According to Maberry, that’s as it should be. It was the conference that rescued him from burn−out when he first attended more than a decade ago, and was holding down one in a long series of day jobs while trying to establish himself as a writer beyond the magazine features he’d been doing since his undergrad days as a journalism major at Temple University. He’s been giving back ever since, whether it’s through presenting there and at events across the country, raising awareness and support for bookstores, libraries and literacy foundations alongside writers like Solomon Jones, Gregory Frost and Marie Lamba through the Liars Club − “We make up stuff for a living,” he explains − or talking informally about the craft and business of publishing at the Writer’s Coffeehouse, a free monthly gathering for writers of all levels held at Barnes & Noble in Willow Grove.

“People think if they help someone else, they will lose their opportunity. I’m in the other camp. If you help people get into the business, the business prospers and that helps all of us,” says Maberry. “I’m not a glass half−empty guy. I’m a glass half−full and the waiter’s coming with a pitcher.”

Yet as he describes his upbringing in the Kensington section of Philadelphia, in an atmosphere of abuse and bigotry, it would be easy to imagine a less−optimistic Maberry. Reading and writing saved him, though the former was considered an ignominy of grandiose ambition. The latter was all he aspired to, and that path seemed inevitable.

By middle school, he’d been taken under the wing of the school librarian, who served as secretary for several local writing clubs. Maberry often accompanied her to those meetings, and by 13, he was getting advice from celebrated horror and science fiction writers like Ray Bradbury and Richard Matheson.

“(Bradbury) taught me about writing and free thinking. He said, ‘Make your mind powerful,’ ” recalls Maberry. “Learn more than you’re taught. Know more than you’re taught. Read everything. When you grow up in that kind of intolerant environment, your mind is your escape.”

The circumstances of his childhood would serve his writing career in other ways. Maberry was 6 when he began training in martial arts to defend himself from the abuse he suffered at home. A black belt in both jujutsu and kenjutsu, he was inducted into the International Martial Arts Hall of Fame in 2004 − an honor largely attributable to his nonfiction works on the subject.

But he’d always read mystery novels as a kid. And, yes, his lifelong fascination with zombies was inspired by seeing George A. Romero’s “Night of the Living Dead” at age 10, but his interest in the occult had been stoked even earlier.

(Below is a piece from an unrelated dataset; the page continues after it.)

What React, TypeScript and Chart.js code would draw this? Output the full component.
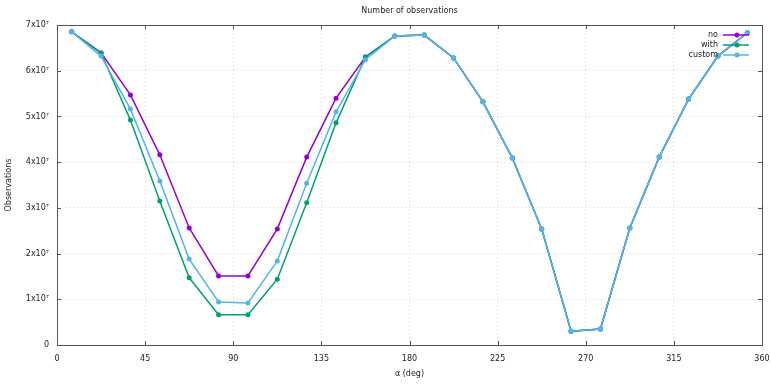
import React, { useEffect, useRef } from "react";
import { Chart, registerables } from "chart.js";

Chart.register(...registerables);

const angles = [7.5, 22.5, 37.5, 52.5, 67.5, 82.5, 97.5, 112.5, 127.5, 142.5, 157.5, 172.5, 187.5, 202.5, 217.5, 232.5, 247.5, 262.5, 277.5, 292.5, 307.5, 322.5, 337.5, 352.5];
const noValues = [6.85, 6.39, 5.47, 4.16, 2.56, 1.51, 1.51, 2.54, 4.11, 5.40, 6.30, 6.76, 6.78, 6.28, 5.32, 4.09, 2.54, 0.30, 0.35, 2.56, 4.11, 5.38, 6.32, 6.83].map((v) => v * 1e7);
const withValues = [6.85, 6.39, 4.92, 3.15, 1.47, 0.66, 0.66, 1.44, 3.11, 4.86, 6.30, 6.76, 6.78, 6.28, 5.32, 4.09, 2.54, 0.30, 0.35, 2.56, 4.11, 5.38, 6.32, 6.83].map((v) => v * 1e7);
const customValues = [6.85, 6.32, 5.16, 3.59, 1.88, 0.94, 0.92, 1.84, 3.54, 5.10, 6.24, 6.76, 6.78, 6.28, 5.32, 4.09, 2.54, 0.30, 0.35, 2.56, 4.11, 5.38, 6.32, 6.83].map((v) => v * 1e7);
const seriesLabels = ["no", "with", "custom"];
const seriesColors = ["#9400d3", "#009e73", "#56b4e9"];
const titleText = "Number of observations";
const xTitle = "α (deg)";
const yTitle = "Observations";

const FONT = "DejaVu Sans";

const decorPlugin = {
  id: "decor",
  afterDraw(chart: any) {
    const { ctx, chartArea } = chart;
    const { left, right, top, bottom } = chartArea;
    const xs = chart.scales.x;
    const ys = chart.scales.y;
    ctx.save();
    ctx.strokeStyle = "#555";
    ctx.lineWidth = 1;
    ctx.strokeRect(Math.round(left) + 0.5, Math.round(top) + 0.5, Math.round(right - left), Math.round(bottom - top));
    ctx.beginPath();
    xs.ticks.forEach((t: any) => {
      const px = Math.round(xs.getPixelForValue(t.value)) + 0.5;
      ctx.moveTo(px, top);
      ctx.lineTo(px, top + 4);
      ctx.moveTo(px, bottom);
      ctx.lineTo(px, bottom - 4);
    });
    ys.ticks.forEach((t: any) => {
      const py = Math.round(ys.getPixelForValue(t.value)) + 0.5;
      ctx.moveTo(right, py);
      ctx.lineTo(right - 4, py);
      ctx.moveTo(left, py);
      ctx.lineTo(left + 4, py);
    });
    ctx.stroke();
    ctx.fillStyle = "#222";
    ctx.font = `8px '${FONT}'`;
    ctx.textAlign = "center";
    ctx.textBaseline = "middle";
    ctx.fillText(titleText, (left + right) / 2, 11);
    ctx.textAlign = "right";
    seriesLabels.forEach((lab, i) => {
      const y = 35 + i * 10;
      ctx.fillStyle = "#222";
      ctx.fillText(lab, 718, y);
      ctx.strokeStyle = seriesColors[i];
      ctx.lineWidth = 1.5;
      ctx.beginPath();
      ctx.moveTo(723, y);
      ctx.lineTo(749, y);
      ctx.stroke();
      ctx.fillStyle = seriesColors[i];
      ctx.beginPath();
      ctx.arc(737, y, 2.5, 0, Math.PI * 2);
      ctx.fill();
    });
    ctx.restore();
  },
};

export default function App() {
  const ref = useRef<HTMLCanvasElement | null>(null);
  useEffect(() => {
    document.body.style.margin = "0";
    const values = [noValues, withValues, customValues];
    const chart = new Chart(ref.current as HTMLCanvasElement, {
      type: "line",
      data: {
        datasets: values.map((vals, i) => ({
          label: seriesLabels[i],
          data: angles.map((a, j) => ({ x: a, y: vals[j] })),
          borderColor: seriesColors[i],
          backgroundColor: seriesColors[i],
          borderWidth: 1.5,
          pointRadius: 2.5,
          pointBorderWidth: 0,
          tension: 0,
          order: 3 - i,
        })),
      },
      options: {
        animation: false,
        responsive: false,
        maintainAspectRatio: false,
        layout: { padding: { top: 25, right: 9, left: 0, bottom: 0 } },
        plugins: { legend: { display: false }, tooltip: { enabled: false }, title: { display: false } },
        scales: {
          x: {
            type: "linear",
            min: 0,
            max: 360,
            ticks: { stepSize: 45, padding: 9, color: "#222", font: { family: FONT, size: 8 }, maxRotation: 0 },
            grid: { color: "#d8d8d8", drawTicks: false },
            border: { display: false, dash: [1, 3] },
            title: { display: true, text: xTitle, color: "#222", font: { family: FONT, size: 8 }, padding: { top: 4, bottom: 6 } },
            afterFit: (s: any) => { s.height = 40; s.paddingLeft = 0; s.paddingRight = 0; },
          },
          y: {
            type: "linear",
            min: 0,
            max: 7e7,
            ticks: {
              stepSize: 1e7,
              padding: 8,
              color: "#222",
              font: { family: FONT, size: 8 },
              callback: (v: any) => (v === 0 ? "0" : `${Math.round(v / 1e7)}x10⁷`),
            },
            grid: { color: "#d8d8d8", drawTicks: false },
            border: { display: false, dash: [1, 3] },
            title: { display: true, text: yTitle, color: "#222", font: { family: FONT, size: 8 }, padding: { top: 4, bottom: 4 } },
            afterFit: (s: any) => { s.width = 57; s.paddingTop = 0; s.paddingBottom = 0; },
          },
        },
      },
      plugins: [decorPlugin],
    } as any);
    return () => chart.destroy();
  }, []);
  return <canvas ref={ref} width={771} height={385} style={{ display: "block" }} />;
}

“The horror thing started with my grandmother, who was a wonderfully spooky old lady,” says Maberry. “She was 81 when I was born.”

Although Scottish, Maude Blanche Flavell was reared in Alsace−Lorraine, a region steeped in the folklore of vampires and werewolves. She often regaled Maberry with those myths and legends and it was she who gave him his first pet, a dog named Spooker, born on Halloween.

“She was teaching me how to read tarot cards and tea leaves when I was 10. She believed in everything. She thought the supernatural world was an aspect of science not fully understood,” he says.

Some of her stories informed his first forays into monster territory, beginning with 2000’s “The Vampire Slayers’ Field Guide to the Undead,” a look at vampire legends from around the world, which Maberry wrote under the pen name of Shane MacDougall.

“I published it under a pen name because I was afraid my martial arts readers would think I’d gone cuckoo,” he says.

Its success prompted a series of nonfiction books, this time under his own name, examining the zombie phenomenon. But it was the launch, in 2006, of the Pine Deep Trilogy with “Ghost Road Blues,” winner of the Bram Stoker Award for best first novel, that kicked his career into another stratosphere.

Yet Maberry has never been interested in doling out horror for horror’s sake. It’s why he turned down an offer to rewrite the films in the popular “Saw” franchise.

“A lot of my stories are about people who confront the monster. Some horror writers write about monsters. I write about people who fight the monster. That’s a big distinction,” he says. “In my stories, the heroes may be dented at the end but they always win.”